Despite the risks, families continued to visit the coastline on especially hot days to relax and enjoy a glimmer of normal life, if only for an hour or two. Adults could be seen standing watchfully as children splashed along the shore, scooping up dead fish in their hands.

‘I heard on the news that it is not safe to swim because of the sewage. But the kids need to swim,’ Tayeb Quneitra, a hairdresser from Gaza told the Guardian.

When last year’s surge of violence between Israeli forces and the Palestinian-led Hamas came to a halt, families flocked to the shore in celebration – ignoring the murky brown water and yellowed sand beneath them.

Fast forward to today, and scenes at Gaza City’s beach look entirely different.

Aqua blue waves now crash onto clean sand and the air is salty and pleasant smelling, thanks to internationally-funded sewage treatment facilities ramping up their operations to reduce the pollution.

According to the Hamas-run Environment Quality and Water Authority, the sewage running into the ocean is now partially treated – with 65 percent of the water testing safe and clean.

Now, children are spotted riding floaties along the shoreline, swimmers cool off amongst the waves, and residents can be seen bringing their horses to beach for a dip.

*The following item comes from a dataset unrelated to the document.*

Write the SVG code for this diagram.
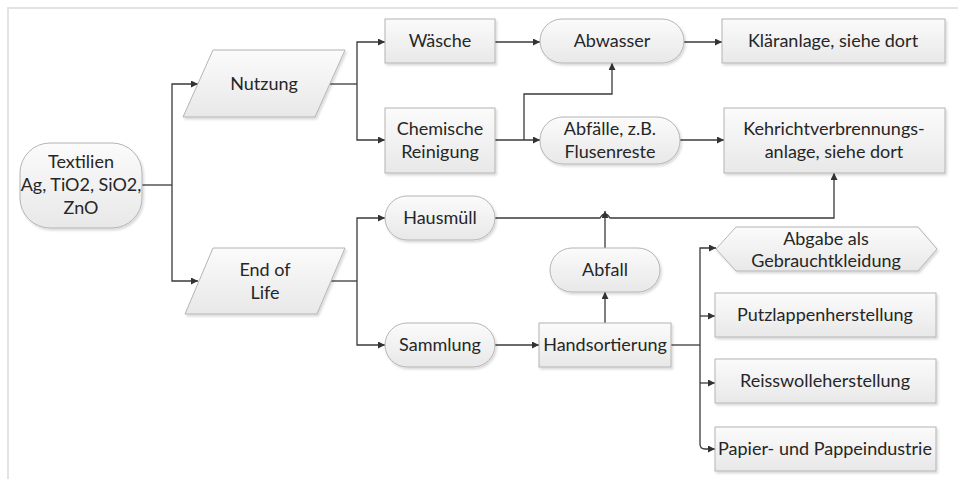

The improved water quality comes right on time for summer, as many locals living in the Gaza Strip cannot afford outside travel or entry to local swimming pools, depending on the beach as an affordable destination.

Officials at the local Environment Quality and Water Authority say they plan to expand their treatment processes, hopefully breathing new life into the beach described as a ‘lifeline’ for local Palestinians.

The story of Gaza Beach signifies how political tensions not only affect people’s immediate safety, but also the ability to enjoy life’s simplest of pleasures.

With sanitation and water quality improved, the beach will offer Palestinians one of the best summers they have seen in years – a place where the worries of occupation can be momentarily forgotten.